▶ _Aim_
Retype all material exactly. Pictures stay out of the copy.

BEGIN Data shown

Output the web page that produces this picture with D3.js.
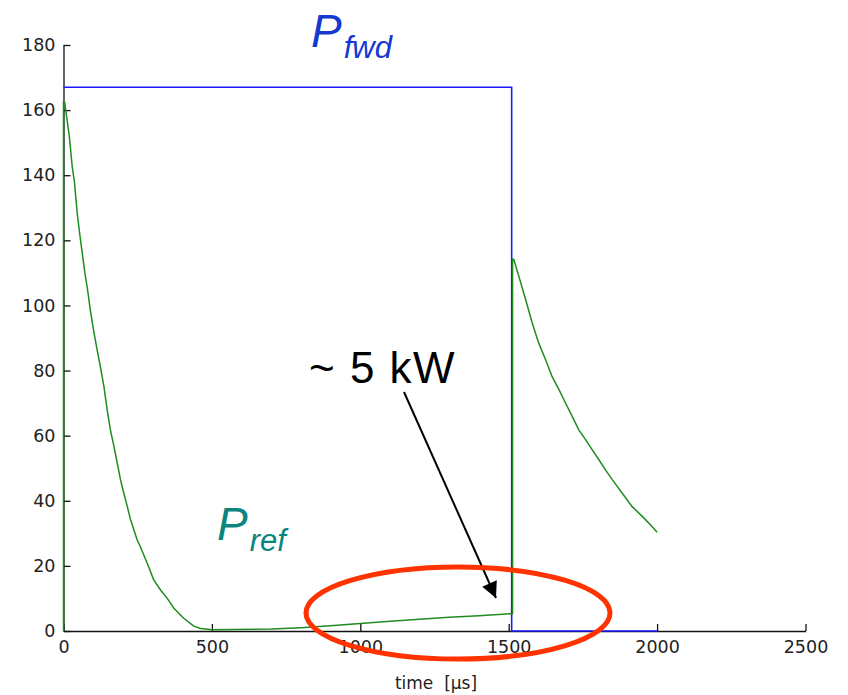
<!DOCTYPE html>
<html>
<head>
<meta charset="utf-8">
<script src="https://cdn.jsdelivr.net/npm/d3@7"></script>
<style>
  html, body { margin: 0; padding: 0; background: #fff; }
  svg { display: block; }
  .tick text { font-family: "DejaVu Sans", Arial, sans-serif; font-size: 17.5px; fill: #222; }
</style>
</head>
<body>
<svg id="chart" width="848" height="695"></svg>
<script>
// ---- data ----
const xTicks = [0, 500, 1000, 1500, 2000, 2500];
const yTicks = [0, 20, 40, 60, 80, 100, 120, 140, 160, 180];

const fwdTime = [0, 1510, 1510, 2000];
const fwdPower = [167, 167, 0, 0];

const refTime = [0, 0, 4, 12, 20, 29, 37, 46, 54, 63, 72, 81, 90, 99, 110, 124, 136, 147, 158, 170, 181, 192, 203, 215, 226, 237, 248, 259, 282, 304, 327, 349, 372, 405, 439, 462, 500, 700, 800, 900, 1000, 1100, 1200, 1300, 1400, 1505, 1513, 1513, 1517, 1534, 1557, 1579, 1601, 1624, 1646, 1669, 1691, 1714, 1736, 1759, 1781, 1804, 1826, 1849, 1882, 1916, 1950, 1983, 2000];
const refPower = [0, 162.5, 162.4, 157, 151.6, 142.9, 137.8, 128.5, 122.4, 116.2, 110, 104.9, 98.8, 93.6, 88, 81.3, 75.2, 68, 61.8, 56.7, 51.6, 46.5, 42.4, 38.2, 34.2, 31.1, 28, 25.9, 20.8, 15.7, 12.6, 10.1, 7, 3.9, 1.5, 0.8, 0.4, 0.6, 1.0, 1.6, 2.3, 3.0, 3.6, 4.2, 4.7, 5.3, 5.3, 114.2, 114.2, 109, 101.8, 94.7, 88.5, 83.4, 78.2, 74.2, 70.1, 65.9, 61.8, 58.8, 55.7, 52.6, 49.5, 46.5, 42.4, 38.2, 35.2, 32.1, 30.3];

const xLabel = "time  [\u00b5s]";

// ---- chart ----
const svg = d3.select("#chart");
const x = d3.scaleLinear().domain([0, 2500]).range([63.5, 805.5]);
const y = d3.scaleLinear().domain([0, 180]).range([631, 45]);

const line = d3.line().x(d => x(d[0])).y(d => y(d[1]));

// axes
const yAxis = svg.append("g")
  .attr("transform", `translate(${x(0)},0)`)
  .call(d3.axisLeft(y).tickValues(yTicks).tickFormat(d3.format("d"))
    .tickSizeInner(-7).tickSizeOuter(0).tickPadding(8));
const xAxis = svg.append("g")
  .attr("transform", `translate(0,${y(0)})`)
  .call(d3.axisBottom(x).tickValues(xTicks).tickFormat(d3.format("d"))
    .tickSizeInner(-7).tickSizeOuter(0).tickPadding(10));
[xAxis, yAxis].forEach(g => {
  g.selectAll("path.domain").attr("stroke", "#111").attr("stroke-width", 1.3);
  g.selectAll(".tick line").attr("stroke", "#111").attr("stroke-width", 1.3);
});

// series
svg.append("path")
  .attr("d", line(fwdTime.map((t, i) => [t, fwdPower[i]])))
  .attr("fill", "none").attr("stroke", "#1a1aff").attr("stroke-width", 1.6);
svg.append("path")
  .attr("d", line(refTime.map((t, i) => [t, refPower[i]])))
  .attr("fill", "none").attr("stroke", "#1e8c1e").attr("stroke-width", 1.5);

// axis label
svg.append("text")
  .attr("x", 436).attr("y", 689)
  .attr("text-anchor", "middle")
  .attr("font-family", "DejaVu Sans, Arial, sans-serif")
  .attr("font-size", 17).attr("fill", "#222")
  .style("white-space", "pre")
  .text(xLabel);

// P_fwd label
const tf = svg.append("text")
  .attr("x", 311).attr("y", 47)
  .attr("font-family", "Liberation Sans, Arial, sans-serif")
  .attr("font-style", "italic").attr("fill", "#1438d0");
tf.append("tspan").attr("font-size", 46).text("P");
tf.append("tspan").attr("font-size", 31).attr("dx", 2).attr("dy", 11).text("fwd");

// P_ref label
const tr = svg.append("text")
  .attr("x", 217).attr("y", 540)
  .attr("font-family", "Liberation Sans, Arial, sans-serif")
  .attr("font-style", "italic").attr("fill", "#0a8580");
tr.append("tspan").attr("font-size", 46).text("P");
tr.append("tspan").attr("font-size", 31).attr("dx", 2).attr("dy", 11).text("ref");

// ~5 kW annotation
svg.append("text")
  .attr("x", 309).attr("y", 383)
  .attr("font-family", "Liberation Sans, Arial, sans-serif")
  .attr("font-size", 44).attr("fill", "#000")
  .attr("letter-spacing", 1.5)
  .style("white-space", "pre")
  .text("~ 5 kW");

const defs = svg.append("defs");
defs.append("marker")
  .attr("id", "arrow").attr("viewBox", "0 0 10 10")
  .attr("refX", 10).attr("refY", 5)
  .attr("markerWidth", 20).attr("markerHeight", 16)
  .attr("markerUnits", "userSpaceOnUse")
  .attr("orient", "auto")
  .append("path").attr("d", "M0,0 L10,5 L0,10 z").attr("fill", "#000");

svg.append("line")
  .attr("x1", 404).attr("y1", 392)
  .attr("x2", 496).attr("y2", 598)
  .attr("stroke", "#000").attr("stroke-width", 2)
  .attr("marker-end", "url(#arrow)");

// red ellipse
svg.append("ellipse")
  .attr("cx", 458).attr("cy", 613)
  .attr("rx", 152).attr("ry", 46)
  .attr("fill", "none").attr("stroke", "#ff3300").attr("stroke-width", 5);
</script>
</body>
</html>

END Data shown

▶ _Answer for this exercise_
Output the web page that produces this picture with D3.js.
<!DOCTYPE html>
<html>
<head>
<meta charset="utf-8">
<script src="https://cdn.jsdelivr.net/npm/d3@7"></script>
<style>
  html, body { margin: 0; padding: 0; background: #fff; }
  svg { display: block; }
  .tick text { font-family: "DejaVu Sans", Arial, sans-serif; font-size: 17.5px; fill: #222; }
</style>
</head>
<body>
<svg id="chart" width="848" height="695"></svg>
<script>
// ---- data ----
const xTicks = [0, 500, 1000, 1500, 2000, 2500];
const yTicks = [0, 20, 40, 60, 80, 100, 120, 140, 160, 180];

const fwdTime = [0, 1510, 1510, 2000];
const fwdPower = [167, 167, 0, 0];

const refTime = [0, 0, 4, 12, 20, 29, 37, 46, 54, 63, 72, 81, 90, 99, 110, 124, 136, 147, 158, 170, 181, 192, 203, 215, 226, 237, 248, 259, 282, 304, 327, 349, 372, 405, 439, 462, 500, 700, 800, 900, 1000, 1100, 1200, 1300, 1400, 1505, 1513, 1513, 1517, 1534, 1557, 1579, 1601, 1624, 1646, 1669, 1691, 1714, 1736, 1759, 1781, 1804, 1826, 1849, 1882, 1916, 1950, 1983, 2000];
const refPower = [0, 162.5, 162.4, 157, 151.6, 142.9, 137.8, 128.5, 122.4, 116.2, 110, 104.9, 98.8, 93.6, 88, 81.3, 75.2, 68, 61.8, 56.7, 51.6, 46.5, 42.4, 38.2, 34.2, 31.1, 28, 25.9, 20.8, 15.7, 12.6, 10.1, 7, 3.9, 1.5, 0.8, 0.4, 0.6, 1.0, 1.6, 2.3, 3.0, 3.6, 4.2, 4.7, 5.3, 5.3, 114.2, 114.2, 109, 101.8, 94.7, 88.5, 83.4, 78.2, 74.2, 70.1, 65.9, 61.8, 58.8, 55.7, 52.6, 49.5, 46.5, 42.4, 38.2, 35.2, 32.1, 30.3];

const xLabel = "time  [\u00b5s]";

// ---- chart ----
const svg = d3.select("#chart");
const x = d3.scaleLinear().domain([0, 2500]).range([63.5, 805.5]);
const y = d3.scaleLinear().domain([0, 180]).range([631, 45]);

const line = d3.line().x(d => x(d[0])).y(d => y(d[1]));

// axes
const yAxis = svg.append("g")
  .attr("transform", `translate(${x(0)},0)`)
  .call(d3.axisLeft(y).tickValues(yTicks).tickFormat(d3.format("d"))
    .tickSizeInner(-7).tickSizeOuter(0).tickPadding(8));
const xAxis = svg.append("g")
  .attr("transform", `translate(0,${y(0)})`)
  .call(d3.axisBottom(x).tickValues(xTicks).tickFormat(d3.format("d"))
    .tickSizeInner(-7).tickSizeOuter(0).tickPadding(10));
[xAxis, yAxis].forEach(g => {
  g.selectAll("path.domain").attr("stroke", "#111").attr("stroke-width", 1.3);
  g.selectAll(".tick line").attr("stroke", "#111").attr("stroke-width", 1.3);
});

// series
svg.append("path")
  .attr("d", line(fwdTime.map((t, i) => [t, fwdPower[i]])))
  .attr("fill", "none").attr("stroke", "#1a1aff").attr("stroke-width", 1.6);
svg.append("path")
  .attr("d", line(refTime.map((t, i) => [t, refPower[i]])))
  .attr("fill", "none").attr("stroke", "#1e8c1e").attr("stroke-width", 1.5);

// axis label
svg.append("text")
  .attr("x", 436).attr("y", 689)
  .attr("text-anchor", "middle")
  .attr("font-family", "DejaVu Sans, Arial, sans-serif")
  .attr("font-size", 17).attr("fill", "#222")
  .style("white-space", "pre")
  .text(xLabel);

// P_fwd label
const tf = svg.append("text")
  .attr("x", 311).attr("y", 47)
  .attr("font-family", "Liberation Sans, Arial, sans-serif")
  .attr("font-style", "italic").attr("fill", "#1438d0");
tf.append("tspan").attr("font-size", 46).text("P");
tf.append("tspan").attr("font-size", 31).attr("dx", 2).attr("dy", 11).text("fwd");

// P_ref label
const tr = svg.append("text")
  .attr("x", 217).attr("y", 540)
  .attr("font-family", "Liberation Sans, Arial, sans-serif")
  .attr("font-style", "italic").attr("fill", "#0a8580");
tr.append("tspan").attr("font-size", 46).text("P");
tr.append("tspan").attr("font-size", 31).attr("dx", 2).attr("dy", 11).text("ref");

// ~5 kW annotation
svg.append("text")
  .attr("x", 309).attr("y", 383)
  .attr("font-family", "Liberation Sans, Arial, sans-serif")
  .attr("font-size", 44).attr("fill", "#000")
  .attr("letter-spacing", 1.5)
  .style("white-space", "pre")
  .text("~ 5 kW");

const defs = svg.append("defs");
defs.append("marker")
  .attr("id", "arrow").attr("viewBox", "0 0 10 10")
  .attr("refX", 10).attr("refY", 5)
  .attr("markerWidth", 20).attr("markerHeight", 16)
  .attr("markerUnits", "userSpaceOnUse")
  .attr("orient", "auto")
  .append("path").attr("d", "M0,0 L10,5 L0,10 z").attr("fill", "#000");

svg.append("line")
  .attr("x1", 404).attr("y1", 392)
  .attr("x2", 496).attr("y2", 598)
  .attr("stroke", "#000").attr("stroke-width", 2)
  .attr("marker-end", "url(#arrow)");

// red ellipse
svg.append("ellipse")
  .attr("cx", 458).attr("cy", 613)
  .attr("rx", 152).attr("ry", 46)
  .attr("fill", "none").attr("stroke", "#ff3300").attr("stroke-width", 5);
</script>
</body>
</html>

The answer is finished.